Last year, A Complete Unknown, rather than the usual cradle-to-grave musician biopic that Walk Hard was making fun of, perfected a different formula: “Biopic about a small slice of the life of a major rock star, based on an acclaimed recent biography, and starring a rising young actor.” James Mangold’s film, which starred Timothee Chalamet as Bob Dylan, rode that to eight Oscar nominations. Now there’s the Bruce Springsteen version, Springsteen: Deliver Me From Nowhere, and while the Dylan movie seemed to make every right choice, its Springsteen counterpart makes most of the wrong ones.
Written and directed by Scott Cooper (Crazy Heart, Black Mass) and adapted from Warren Zanes’ 2023 biography, the film’s set in 1982. Starring Jeremy Allen White as Springsteen, the story mostly concerns the making of the mournful acoustic album Nebraska, made at a time when his label bosses wanted something much more commercial. Other threads include Springsteen battling depression, conferring with his manager Jon Landau (Jeremy Strong), romancing a Jersey Shore diner waitress (Odessa Young), and coming to terms with his tough childhood, especially his relationships with his parents (Stephen Graham and Gaby Hoffmann).
The good decisions in the film start, and nearly end, with Jeremy Allen White, who capably channels Springsteen both on-stage and off. His singing is a close-enough approximation, and he’s shot from various angles that make him look remarkably similar to the real pop star. White’s also playing a version of his chef character from The Bear, another tortured genius whose workaholism and demons preclude him from developing healthy relationships.
The film’s New Jersey detail is mostly spot-on, especially its depiction of the Asbury Park boardwalk, which, judging by the Tony Soprano talking-fish episode, doesn’t look too different these days from the 1980s. It’s just a shame about everything else.
Of all the stories throughout Springsteen’s more than 50-year career, why is this one a movie? I can think of a few better ideas, from his origin to the E Street Band reunion in the late-1990s, to Springsteen’s relationship with Clarence Clemons. The main thrust of the narrative, of Springsteen taking a huge risk on a personal non-commercial project, is undercut by the film repeatedly establishing that he’s got a potential hit album—Born in the USA—practically on the shelf and all set to go.
The romance subplot is a dud, while the film never really establishes what’s so special about Springsteen’s relationship with Jon Landau. And what of the E Street Band? We see them on stage and in the studio, but Clemons, Little Steven, Max Weinberg, and company barely figure in the film’s narrative. What did they think about Bruce concentrating on a project that effectively sidelined them? Were these longtime friends there for Springsteen during his Nebraska-era dark night? We don’t hear a word about that; I don’t think any of them even have speaking parts.

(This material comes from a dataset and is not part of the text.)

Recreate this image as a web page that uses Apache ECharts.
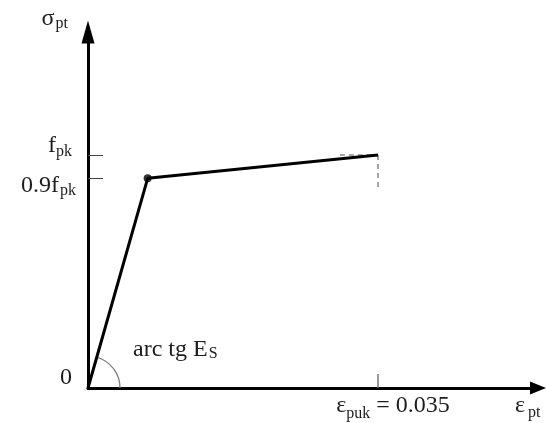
<!DOCTYPE html>
<html>
<head>
<meta charset="utf-8">
<script src="https://cdn.jsdelivr.net/npm/echarts@6/dist/echarts.min.js"></script>
<style>
  html, body { margin: 0; padding: 0; background: #fff; }
  #graph { width: 546px; height: 423px; }
</style>
</head>
<body>
<div id="graph"></div>
<script>
// strain (x) and stress as a fraction of fpk (y)
const strain = [0, 0.0072, 0.035];
const stress = [0, 0.9, 1.0];
const yieldPoint = [0.0072, 0.9];
const yTickValues = [0.9, 1.0];
const yLabelValues = [0, 0.9, 1.0];
const xTickValues = [0.035];
const dropLine = [[0.035, 1.0], [0.035, 0.86]];
const capLine = [[0.0304, 1.0], [0.035, 1.0]];

const FONT = 'Liberation Serif';
const INK = '#1c1c1c';

function txt(size, extra) {
  return Object.assign({fontFamily: FONT, fontSize: size, color: INK}, extra || {});
}

var mychart = echarts.init(document.getElementById('graph'));

mychart.setOption({
  animation: false,
  backgroundColor: '#fff',
  grid: {left: 88, right: 8, top: 32, bottom: 35, outerBoundsMode: 'none'},
  xAxis: {
    type: 'value',
    min: 0,
    max: 0.05431,
    splitLine: {show: false},
    name: '{e|ε}{s|pt}',
    nameLocation: 'end',
    nameGap: -23,
    nameMoveOverlap: false,
    nameTextStyle: {
      align: 'left',
      verticalAlign: 'middle',
      rich: {
        e: txt(24, {padding: [36, 0, 0, 0]}),
        s: txt(16, {padding: [50, 0, 0, 3]})
      }
    },
    axisLine: {
      lineStyle: {color: '#000', width: 3},
      symbol: ['none', 'triangle'],
      symbolSize: [13, 16]
    },
    axisTick: {
      show: true,
      inside: true,
      length: 14,
      customValues: xTickValues,
      lineStyle: {color: '#777', width: 1.5}
    },
    axisLabel: {
      customValues: xTickValues,
      margin: 4,
      formatter: function () {
        return '{e|ε}{s|puk}{n| = 0.035}';
      },
      rich: {
        e: txt(24, {lineHeight: 28, padding: [0, 0, 0, 30]}),
        s: txt(16, {lineHeight: 28, padding: [15, 0, 0, 0]}),
        n: txt(24, {lineHeight: 28})
      }
    }
  },
  yAxis: {
    type: 'value',
    min: 0,
    max: 1.528,
    splitLine: {show: false},
    name: '{g|σ}{s|pt}',
    nameLocation: 'end',
    nameGap: 13,
    nameMoveOverlap: false,
    nameTextStyle: {
      align: 'right',
      verticalAlign: 'middle',
      rich: {
        g: txt(24),
        s: txt(16, {padding: [10, 20, 0, 1]})
      }
    },
    axisLine: {
      lineStyle: {color: '#000', width: 3},
      symbol: ['none', 'triangle'],
      symbolSize: [13, 23]
    },
    axisTick: {
      show: true,
      inside: true,
      length: 15,
      customValues: yTickValues,
      lineStyle: {color: '#444', width: 1}
    },
    axisLabel: {
      customValues: yLabelValues,
      margin: 12,
      formatter: function (v) {
        if (v === 0) return '{zero|0}';
        if (Math.abs(v - 1) < 1e-9) return '{f1|f}{s1|pk}';
        return '{m2|0.9f}{s2|pk}';
      },
      rich: {
        zero: txt(24, {padding: [0, 4, 20, 0]}),
        f1: txt(24, {padding: [0, 0, 18, 0]}),
        s1: txt(16, {padding: [0, 4, 7, 0]}),
        m2: txt(24, {padding: [14, 0, 0, 0]}),
        s2: txt(16, {padding: [25, 0, 0, 1]})
      }
    }
  },
  series: [
    {
      type: 'line',
      data: dropLine,
      symbol: 'none',
      lineStyle: {color: '#888', width: 1.5, type: [5, 4]},
      z: 1
    },
    {
      type: 'line',
      data: capLine,
      symbol: 'none',
      lineStyle: {color: '#888', width: 1.5, type: [5, 4]},
      z: 1
    },
    {
      type: 'line',
      data: strain.map(function (x, i) { return [x, stress[i]]; }),
      symbol: 'none',
      lineStyle: {color: '#000', width: 3},
      z: 3
    },
    {
      type: 'scatter',
      data: [yieldPoint],
      symbolSize: 8,
      itemStyle: {color: '#000'},
      z: 4
    },
    {
      type: 'custom',
      coordinateSystem: 'cartesian2d',
      data: [[strain[0], stress[0]]],
      silent: true,
      z: 2,
      renderItem: function (params, api) {
        var o = api.coord([strain[0], stress[0]]);
        var p = api.coord(yieldPoint);
        var ang = Math.atan2(p[1] - o[1], p[0] - o[0]);
        return {
          type: 'group',
          children: [
            {
              type: 'arc',
              shape: {cx: o[0], cy: o[1], r: 32, startAngle: ang, endAngle: 0, clockwise: true},
              style: {stroke: '#777', lineWidth: 1.2, fill: null}
            },
            {
              type: 'text',
              x: o[0] + 45,
              y: o[1] - 38,
              style: {
                text: '{m|arc tg E}{s|S}',
                align: 'left',
                verticalAlign: 'middle',
                rich: {
                  m: {fontFamily: FONT, fontSize: 24, fill: INK},
                  s: {fontFamily: FONT, fontSize: 16, fill: INK, padding: [8, 0, 0, 1]}
                }
              }
            }
          ]
        };
      }
    }
  ]
});
</script>
</body>
</html>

Marc Maron shows up in some studio scenes as recording engineer Chuck Plotkin, but there are two long sequences where he’s sitting behind a mixing board and doesn’t speak, and we’re left to wonder why Maron’s sitting there. David Krumholtz playing greedy Jewish record executives used to be such a trope that Seth Rogen made fun of it in his memoir, and here he is doing it again, as Columbia Records boss Al Teller.
The material with his parents is standard daddy-issues stuff, and the Springsteen on Broadway special has a much more complete and compelling take on Springsteen’s background, family life, and most other aspects of his early life and career.
Deliver Me From Nowhere never bothers to give Hoffmann a character to play as Adele Springsteen. The film has little handle on any of its female characters, and Odessa Young, as the girlfriend, doesn’t make much of an impression. However, Young’s resemblance to Courtney Love is such that I could imagine her in a biopic of either Love herself or Kurt Cobain.
Springsteen on Broadway, which is on Netflix, was the best of an endless series of documentaries over the last few years, most of them for streaming services, about Springsteen and the band, all directed by filmmaker Thom Zimny. Nearly all of them were more insightful than Deliver Me From Nowhere.